To that end, DirecTV will also offer a wireless phone and iPad app for its NFL Sunday Ticket package this fall that will allow package subscribers to watch NFL action on the portable device. "I think the tablet market will be particularly viable for this type of content distribution just because the viewing experience is so good," said Kaplan. 

Baseball's iPad app has already been a major hit with consumers. The $14.99 At Bat app, which allows MLB.TV viewers to watch live games as well as breaking news, schedules, interactive rosters and player stats for every team, has already been downloaded 100,000 times since the iPad launched this past April, according to tech business website Business Insider.com. On average, about 40,000 people use the app on a daily basis, and from those daily users, 25% watch live games, according to the website. 

The NHL's Cooper said believes that the audience viewing NHL games on broadband, mobile and other portable devices could soon rival that watching the league's NHL Center Ice television offering.

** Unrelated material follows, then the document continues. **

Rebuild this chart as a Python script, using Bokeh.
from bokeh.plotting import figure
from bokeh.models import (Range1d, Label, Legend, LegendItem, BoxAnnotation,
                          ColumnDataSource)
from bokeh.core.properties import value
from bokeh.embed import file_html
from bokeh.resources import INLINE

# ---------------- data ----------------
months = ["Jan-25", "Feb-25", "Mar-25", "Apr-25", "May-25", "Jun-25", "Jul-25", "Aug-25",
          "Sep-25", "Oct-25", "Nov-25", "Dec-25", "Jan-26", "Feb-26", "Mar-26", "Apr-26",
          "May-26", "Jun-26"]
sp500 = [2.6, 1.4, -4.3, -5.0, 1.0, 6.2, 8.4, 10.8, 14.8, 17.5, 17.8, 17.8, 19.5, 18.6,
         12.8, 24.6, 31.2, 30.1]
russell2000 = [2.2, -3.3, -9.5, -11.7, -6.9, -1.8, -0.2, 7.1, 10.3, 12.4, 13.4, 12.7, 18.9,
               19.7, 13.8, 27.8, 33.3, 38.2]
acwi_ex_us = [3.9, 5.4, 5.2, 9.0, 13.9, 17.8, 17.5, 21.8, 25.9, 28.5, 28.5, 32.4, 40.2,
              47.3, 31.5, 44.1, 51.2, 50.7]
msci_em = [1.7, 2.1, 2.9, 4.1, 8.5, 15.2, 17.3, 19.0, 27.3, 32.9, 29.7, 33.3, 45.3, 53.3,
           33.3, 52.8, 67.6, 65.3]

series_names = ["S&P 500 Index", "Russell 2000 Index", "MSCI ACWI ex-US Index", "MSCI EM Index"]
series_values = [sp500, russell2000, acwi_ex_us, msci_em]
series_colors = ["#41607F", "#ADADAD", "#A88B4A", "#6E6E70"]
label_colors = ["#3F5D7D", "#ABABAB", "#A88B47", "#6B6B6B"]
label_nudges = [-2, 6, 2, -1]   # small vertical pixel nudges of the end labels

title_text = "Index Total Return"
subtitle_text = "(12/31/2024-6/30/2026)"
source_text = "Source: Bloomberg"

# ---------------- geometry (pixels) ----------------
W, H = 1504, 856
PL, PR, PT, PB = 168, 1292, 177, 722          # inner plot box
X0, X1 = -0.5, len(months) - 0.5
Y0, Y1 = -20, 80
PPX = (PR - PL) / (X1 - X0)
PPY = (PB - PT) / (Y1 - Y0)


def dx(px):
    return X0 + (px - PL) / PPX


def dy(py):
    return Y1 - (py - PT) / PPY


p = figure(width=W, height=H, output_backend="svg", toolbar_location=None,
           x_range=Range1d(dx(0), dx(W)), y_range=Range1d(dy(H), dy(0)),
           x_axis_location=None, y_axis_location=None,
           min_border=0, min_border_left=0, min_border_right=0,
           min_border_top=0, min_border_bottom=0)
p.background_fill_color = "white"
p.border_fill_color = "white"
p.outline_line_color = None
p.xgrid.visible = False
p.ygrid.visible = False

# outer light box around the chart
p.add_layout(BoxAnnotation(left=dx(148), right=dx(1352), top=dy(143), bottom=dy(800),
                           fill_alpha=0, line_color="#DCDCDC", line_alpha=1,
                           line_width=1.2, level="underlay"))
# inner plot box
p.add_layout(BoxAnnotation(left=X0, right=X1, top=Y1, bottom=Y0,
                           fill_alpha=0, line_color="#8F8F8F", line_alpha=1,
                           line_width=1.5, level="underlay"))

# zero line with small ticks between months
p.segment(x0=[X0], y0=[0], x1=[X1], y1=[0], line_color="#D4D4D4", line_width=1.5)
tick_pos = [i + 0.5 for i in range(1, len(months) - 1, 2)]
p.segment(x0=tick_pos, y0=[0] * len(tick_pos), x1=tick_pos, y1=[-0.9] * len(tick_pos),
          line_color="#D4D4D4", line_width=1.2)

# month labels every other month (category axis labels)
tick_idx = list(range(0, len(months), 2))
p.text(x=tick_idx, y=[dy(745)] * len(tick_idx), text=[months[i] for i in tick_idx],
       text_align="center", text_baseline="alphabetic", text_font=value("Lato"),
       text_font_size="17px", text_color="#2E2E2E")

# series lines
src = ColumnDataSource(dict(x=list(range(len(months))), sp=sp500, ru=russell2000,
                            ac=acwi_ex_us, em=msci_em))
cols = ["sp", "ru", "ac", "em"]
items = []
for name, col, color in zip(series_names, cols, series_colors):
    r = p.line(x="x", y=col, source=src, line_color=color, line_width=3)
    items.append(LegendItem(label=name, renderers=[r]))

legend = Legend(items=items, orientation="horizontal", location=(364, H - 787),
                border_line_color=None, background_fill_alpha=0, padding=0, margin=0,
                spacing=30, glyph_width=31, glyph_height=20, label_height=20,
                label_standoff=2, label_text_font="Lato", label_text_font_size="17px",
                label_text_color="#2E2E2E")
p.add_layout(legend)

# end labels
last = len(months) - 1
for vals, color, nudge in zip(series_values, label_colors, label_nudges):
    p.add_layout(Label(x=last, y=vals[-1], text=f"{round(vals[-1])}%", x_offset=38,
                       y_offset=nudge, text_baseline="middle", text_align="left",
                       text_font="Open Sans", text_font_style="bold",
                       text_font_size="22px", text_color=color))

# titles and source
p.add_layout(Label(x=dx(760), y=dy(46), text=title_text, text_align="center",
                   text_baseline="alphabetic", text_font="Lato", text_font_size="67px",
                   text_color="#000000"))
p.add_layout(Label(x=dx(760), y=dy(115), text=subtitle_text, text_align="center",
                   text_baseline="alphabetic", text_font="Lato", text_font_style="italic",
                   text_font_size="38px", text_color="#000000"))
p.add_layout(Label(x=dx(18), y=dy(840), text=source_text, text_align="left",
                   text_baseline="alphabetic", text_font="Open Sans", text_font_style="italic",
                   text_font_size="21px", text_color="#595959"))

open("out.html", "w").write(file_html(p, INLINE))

But the new media audience will add to rather than cannibalize the traditional television package and grow the overall audience for the product.

"We know that there is a lot of runway for growth when it comes from fan activation across all channels -- television included -- because our penetrations are nowhere near what we think market demand is," Cooper said. "Everyone should feel good about upside related to channel A,B,C or L -- we think there is a lot of upside when you look at how many avid and displaced fans there are in the U.S."